Jeder, der mehr als 40 Mitwirkenden, hat seinen Part, den Gabriele Küffner (Textbearbeitung und Regie) individuell ersonnen hat, offensichtlich verinnerlicht und folgt der stringenten Linienführung ihrer Inszenierung. So werden gleich zu Beginn Trauerzug und Leichenschmaus für den Toten mit dem fragwürdigen Leumund zu einem sehenswerten Ereignis, das vorbildlich und gewitzt den gesamten Raum nutzt. Die begeistert aufspielenden Laiendarsteller zaubern vom ersten Moment an Atmosphäre. Das gelingt nicht zuletzt, weil hier tatsächlich jeder als Original mit unnachahmlicher Persönlichkeit auftritt.

Reizvoller Schauplatz

Eine wesentliche Rolle in diesem Konzept spielt freilich auch der Spielort. Wieder einmal macht der Kulturhof — das Areal wurde 2012 als Bühnenraum eingeweiht — eine hervorragende Figur. Johanna Deffner (Bühnenbild) hat auf zwei luftigen Etagen eine Welt gebaut, deren wahres Geheimnis darin liegt, dass alles so ausschaut, als gehöre es seit ewigen Zeiten exakt hierhin.

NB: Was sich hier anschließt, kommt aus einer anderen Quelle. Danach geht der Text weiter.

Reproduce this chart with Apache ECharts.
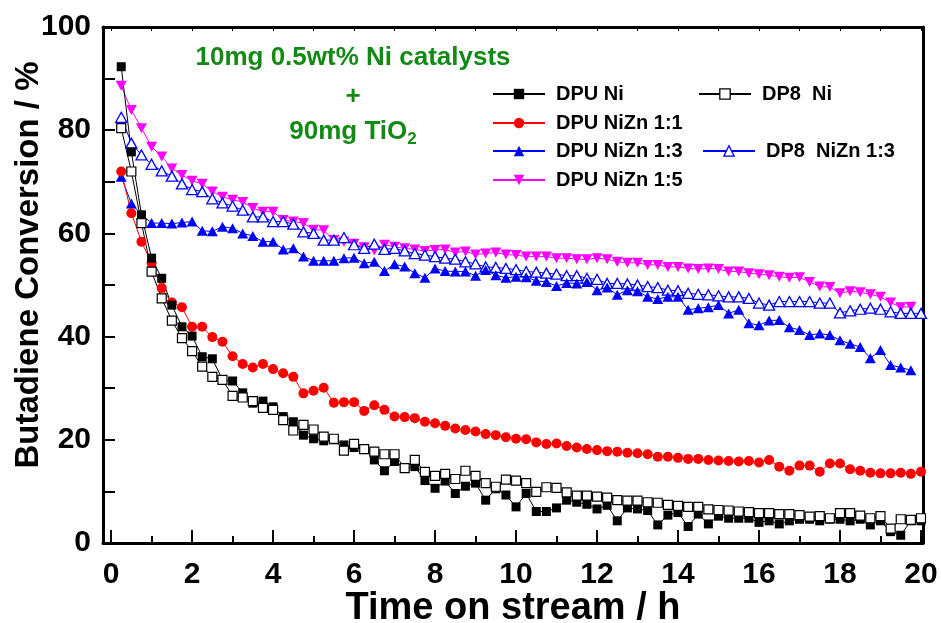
<!DOCTYPE html>
<html><head><meta charset="utf-8">
<script src="https://cdn.jsdelivr.net/npm/echarts@6/dist/echarts.min.js"></script>
<style>html,body{margin:0;padding:0;background:#fff}#c{width:941px;height:623px}</style>
</head><body><div id="c"></div>
<script>
// time on stream (h)
const times = [
  0.25,0.5,0.75,1.0,1.25,1.5,1.75,2.0,2.25,2.5,
  2.75,3.0,3.25,3.5,3.75,4.0,4.25,4.5,4.75,5.0,
  5.25,5.5,5.75,6.0,6.25,6.5,6.75,7.0,7.25,7.5,
  7.75,8.0,8.25,8.5,8.75,9.0,9.25,9.5,9.75,10.0,
  10.25,10.5,10.75,11.0,11.25,11.5,11.75,12.0,12.25,12.5,
  12.75,13.0,13.25,13.5,13.75,14.0,14.25,14.5,14.75,15.0,
  15.25,15.5,15.75,16.0,16.25,16.5,16.75,17.0,17.25,17.5,
  17.75,18.0,18.25,18.5,18.75,19.0,19.25,19.5,19.75,20.0
];
const dpuNi = [
  92.3,75.8,63.6,55.2,51.3,46.1,41.9,40.1,36.1,35.7,
  31.6,31.4,29.1,27.1,27.5,26.4,24.5,23.5,20.9,20.2,
  19.8,20.0,19.0,18.5,18.3,16.1,14.0,15.8,14.5,14.8,
  12.1,10.6,12.0,9.6,11.0,11.6,8.3,10.5,9.3,7.0,
  9.6,6.1,6.1,6.8,8.3,7.9,7.5,6.6,7.3,4.3,
  6.8,6.6,6.3,3.5,5.4,5.9,3.2,5.6,3.7,5.2,
  4.8,4.8,4.8,4.0,4.3,3.7,4.3,4.6,4.6,4.3,
  4.6,4.6,4.3,4.6,3.5,4.3,2.2,1.5,4.3,4.3
];
const dp8Ni = [
  80.4,72.0,62.0,52.6,47.4,43.1,39.7,37.2,34.2,32.2,
  31.6,28.5,28.2,27.5,26.2,25.8,23.8,21.8,22.9,22.0,
  20.6,20.2,17.9,19.2,18.2,17.7,17.2,17.2,14.5,16.1,
  13.8,13.0,13.4,12.4,14.0,13.0,11.6,10.9,12.3,12.1,
  11.6,9.9,10.8,10.7,9.8,9.2,9.2,9.0,8.8,8.3,
  8.2,8.2,7.9,7.8,7.4,7.2,7.0,7.0,6.5,6.4,
  6.3,6.1,6.0,5.8,5.8,5.6,5.6,5.4,5.1,5.2,
  4.8,5.8,5.8,5.3,4.8,5.2,2.8,4.6,4.5,4.8
];
const dpuNiZn11 = [
  72.0,63.9,58.4,54.2,49.4,46.6,45.7,41.9,41.9,39.9,
  39.0,36.2,34.7,34.0,34.7,33.7,32.9,32.2,29.0,29.5,
  30.1,27.2,27.3,27.3,25.6,26.7,25.8,24.5,24.4,24.2,
  23.5,23.2,22.7,22.2,21.9,21.6,21.1,20.9,20.5,20.2,
  20.1,19.5,19.2,19.3,18.8,18.5,18.2,18.0,17.8,17.7,
  17.5,17.4,17.2,16.7,16.7,16.5,16.3,16.3,16.1,16.0,
  15.9,15.8,15.9,15.6,16.1,14.8,14.0,15.0,15.0,13.8,
  15.4,15.4,14.3,14.0,13.6,13.5,13.5,13.6,13.4,13.8
];
const dpuNiZn13 = [
  71.0,65.8,63.6,62.0,62.0,61.9,62.1,62.3,60.5,60.4,
  61.3,61.0,60.0,59.5,58.4,58.4,56.9,57.1,55.5,54.7,
  54.7,54.7,55.2,55.3,54.2,54.5,52.7,54.0,53.6,52.3,
  51.4,53.2,52.7,52.6,52.6,51.8,52.9,51.9,51.4,51.6,
  51.5,50.8,50.6,49.8,50.4,50.3,50.6,49.0,49.5,48.1,
  49.0,48.8,47.7,47.3,47.7,47.7,45.2,45.5,45.7,46.1,
  44.5,45.2,42.6,42.2,43.1,43.2,41.8,41.3,40.3,40.6,
  40.3,39.3,38.6,38.0,35.8,37.4,34.5,34.0,33.5
];
const dp8NiZn13 = [
  82.5,77.5,75.2,73.4,72.1,71.1,69.6,68.5,68.1,66.7,
  65.9,65.3,64.5,63.2,63.2,62.3,62.3,61.8,60.3,60.0,
  58.7,58.7,59.2,57.8,57.1,57.9,56.9,57.1,56.6,56.1,
  55.8,55.5,55.2,55.0,54.5,54.1,53.5,53.4,53.2,53.0,
  52.6,52.5,52.3,52.1,51.8,51.8,51.3,51.1,50.3,50.3,
  50.2,50.0,49.7,49.5,49.0,48.9,48.4,48.2,48.1,47.9,
  47.7,47.7,47.4,46.5,46.1,46.8,46.8,46.8,46.8,46.5,
  46.5,44.6,45.0,45.3,45.5,45.3,44.8,44.5,44.5,44.5
];
const dpuNiZn15 = [
  88.6,83.9,80.4,76.8,74.9,72.6,71.3,70.2,69.6,68.1,
  67.1,66.5,66.1,64.9,64.2,64.2,62.6,62.3,62.0,60.7,
  60.6,58.7,58.4,58.0,57.3,56.7,57.8,57.4,57.1,56.9,
  56.6,56.8,56.9,56.3,56.5,55.9,56.1,56.3,55.9,55.8,
  55.5,55.5,55.5,55.2,55.2,55.0,55.0,55.2,55.0,54.5,
  54.3,54.3,53.9,53.9,53.5,53.5,53.2,53.1,53.2,53.1,
  52.6,52.6,52.3,52.1,51.9,51.6,51.4,51.5,50.6,49.7,
  49.6,48.4,48.8,48.6,48.2,47.7,46.6,45.7,45.8
];
const xTickLabels = [0,2,4,6,8,10,12,14,16,18,20];
const xMinorTicks = [1,3,5,7,9,11,13,15,17,19];
const xTopTicks = [0,1,2,3,4,5,6,7,8,9,10,11,12,13,14,15,16,17,18,19,20];
const yTickLabels = [0,20,40,60,80,100];
const yTicks = [0,10,20,30,40,50,60,70,80,90,100];

const FONT = "'Liberation Sans', Arial, sans-serif";
function pairs(vals){ return vals.map((v,i)=>[times[i], v]); }
const XMIN = -0.2, XMAX = 20.05;
const downTri = 'path://M0,0L20,0L10,18Z';
const GREEN = '#138a13';

const chart = echarts.init(document.getElementById('c'), null, {renderer:'canvas'});

function legendAt(name, left, cy){
  return {
    data:[name], left:left, top:cy-11, padding:0, orient:'vertical',
    itemWidth:52, itemHeight:13, selectedMode:false,
    itemStyle:{borderWidth:1.3},
    textStyle:{fontFamily:FONT, fontWeight:'bold', fontSize:20, color:'#000', lineHeight:22, padding:[0,0,0,6]}
  };
}

const option = {
  backgroundColor:'#fff',
  animation:false,
  grid:{left:103, right:18, top:27, bottom:80, outerBoundsMode:'none', containLabel:false},
  legend:[
    legendAt('DPU Ni', 492, 94),
    legendAt('DPU NiZn 1:1', 492, 123),
    legendAt('DPU NiZn 1:3', 492, 151),
    legendAt('DPU NiZn 1:5', 492, 180),
    legendAt('DP8  Ni', 698, 94),
    legendAt('DP8  NiZn 1:3', 702, 151)
  ],
  xAxis:[
    {type:'value', min:XMIN, max:XMAX, position:'bottom',
     axisLine:{show:true, onZero:false, lineStyle:{color:'#000', width:3}},
     axisTick:{show:true, inside:true, length:13, customValues:xTickLabels, lineStyle:{color:'#000', width:2}},
     axisLabel:{customValues:xTickLabels, margin:17, fontSize:30, fontWeight:'bold', fontFamily:FONT, color:'#000'},
     splitLine:{show:false},
     name:'Time on stream / h', nameLocation:'middle', nameGap:47, nameMoveOverlap:false,
     nameTextStyle:{fontSize:38, fontWeight:'bold', fontFamily:FONT, color:'#000'}},
    {type:'value', min:XMIN, max:XMAX, position:'bottom',
     axisLine:{show:false, onZero:false},
     axisTick:{show:true, inside:true, length:7, customValues:xMinorTicks, lineStyle:{color:'#000', width:2}},
     axisLabel:{show:false}, splitLine:{show:false}},
    {type:'value', min:XMIN, max:XMAX, position:'top',
     axisLine:{show:true, onZero:false, lineStyle:{color:'#000', width:3}},
     axisTick:{show:true, inside:true, length:4, customValues:xTopTicks, lineStyle:{color:'#000', width:1}},
     axisLabel:{show:false}, splitLine:{show:false}}
  ],
  yAxis:[
    {type:'value', min:0, max:100, position:'left',
     axisLine:{show:true, onZero:false, lineStyle:{color:'#000', width:3}},
     axisTick:{show:true, inside:true, length:12, customValues:yTicks, lineStyle:{color:'#000', width:2}},
     axisLabel:{customValues:yTickLabels, margin:12, fontSize:30, fontWeight:'bold', fontFamily:FONT, color:'#000'},
     splitLine:{show:false},
     name:'Butadiene Conversion / %', nameLocation:'middle', nameGap:58, nameMoveOverlap:false,
     nameTextStyle:{fontSize:33, fontWeight:'bold', fontFamily:FONT, color:'#000', padding:[0,0,0,40]}},
    {type:'value', min:0, max:100, position:'right',
     axisLine:{show:true, onZero:false, lineStyle:{color:'#000', width:3}},
     axisTick:{show:false}, axisLabel:{show:false}, splitLine:{show:false}}
  ],
  graphic:[
    {type:'text', x:353, y:58, style:{text:'10mg 0.5wt% Ni catalysts', align:'center', verticalAlign:'middle',
      font:"bold 26px 'Liberation Sans', Arial, sans-serif", fill:GREEN}},
    {type:'text', x:353, y:97, style:{text:'+', align:'center', verticalAlign:'middle',
      font:"bold 26px 'Liberation Sans', Arial, sans-serif", fill:GREEN}},
    {type:'text', x:353, y:132, style:{text:'90mg TiO{sub|2}', align:'center', verticalAlign:'middle',
      font:"bold 26px 'Liberation Sans', Arial, sans-serif", fill:GREEN,
      rich:{sub:{font:"bold 17px 'Liberation Sans', Arial, sans-serif", fill:GREEN, padding:[14,0,0,0]}}}}
  ],
  series:[
    {name:'DPU NiZn 1:5', type:'line', data:pairs(dpuNiZn15), symbol:downTri, symbolSize:[11,10],
     itemStyle:{color:'#ff00ff'}, lineStyle:{color:'#ff00ff', width:1}},
    {name:'DP8  NiZn 1:3', type:'line', data:pairs(dp8NiZn13), symbol:'triangle', symbolSize:[11,10],
     itemStyle:{color:'#fff', borderColor:'#0000ff', borderWidth:1.3}, lineStyle:{color:'#0000ff', width:1}},
    {name:'DPU NiZn 1:3', type:'line', data:pairs(dpuNiZn13), symbol:'triangle', symbolSize:[11,10],
     itemStyle:{color:'#0000ff'}, lineStyle:{color:'#0000ff', width:1}},
    {name:'DPU NiZn 1:1', type:'line', data:pairs(dpuNiZn11), symbol:'circle', symbolSize:10,
     itemStyle:{color:'#ff0000'}, lineStyle:{color:'#ff0000', width:1}},
    {name:'DPU Ni', type:'line', data:pairs(dpuNi), symbol:'rect', symbolSize:9,
     itemStyle:{color:'#000'}, lineStyle:{color:'#000', width:1}},
    {name:'DP8  Ni', type:'line', data:pairs(dp8Ni), symbol:'rect', symbolSize:9,
     itemStyle:{color:'#fff', borderColor:'#000', borderWidth:1.2}, lineStyle:{color:'#000', width:1}}
  ]
};
chart.setOption(option);
</script></body></html>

Dabei birgt der in sanft schauerliches Blau getauchte Dachboden als Gruselstätte mehr absonderliche Finessen als sich auf den ersten Blick erfassen lassen und wird nur noch getoppt von einem Frisörsalon in absolut nicht dezentem Pink, der unvermutet aus der Tiefe des Raumes auftaucht. Christa Reimann (Kostüme und Requisite) hat diese Wirkungsstätten perfekt bestückt.

Ein gemütvoller Totengräber und ein Schäfer mit philosophischen Anwandlungen halten den ganzen Spaß zusammen. Klaus Roscher und Rudolf Kelchner sind die Protagonisten des Spuks. Eine Aufgabe, der sie mit ungebremster Leidenschaft nachkommen. Wenn Roscher seine Sentenzen aus dem unergründlichen Raum seines Seidla-Gemüts ablässt, dann ist der Mittelpunkt des Geisterbräus ausgemacht.

Lena Roscher (Wally) und André Goos (Braumeister) sind ein Paar, das der im Schwank unausweichlichen Beziehungsebene eine bemerkenswert differenzierte Gestalt gibt. Das ist sehr präsent gespielt und gut. Schön, dass es als Sidekick eine Dopplung gibt, die Daniela Reuter und Matthias Gründl auf die Bühne bringen.

Zum selbstredend guten Schluss hat die liebenswerte Posse, die nicht zuletzt ja auch eine Geburtstagssause für das 500 Jahre alte Bier-Reinheitsgebot ist, alle Fäden verknüpft. Auf die Zuschauer wartet beim Ausgang dann die süffige „Geisterbräu“-Variante. Extra gebraut für diesen Anlass als naturtrübes Kellerbier. Umfassender Spaß an jedem Detail, wie gesagt.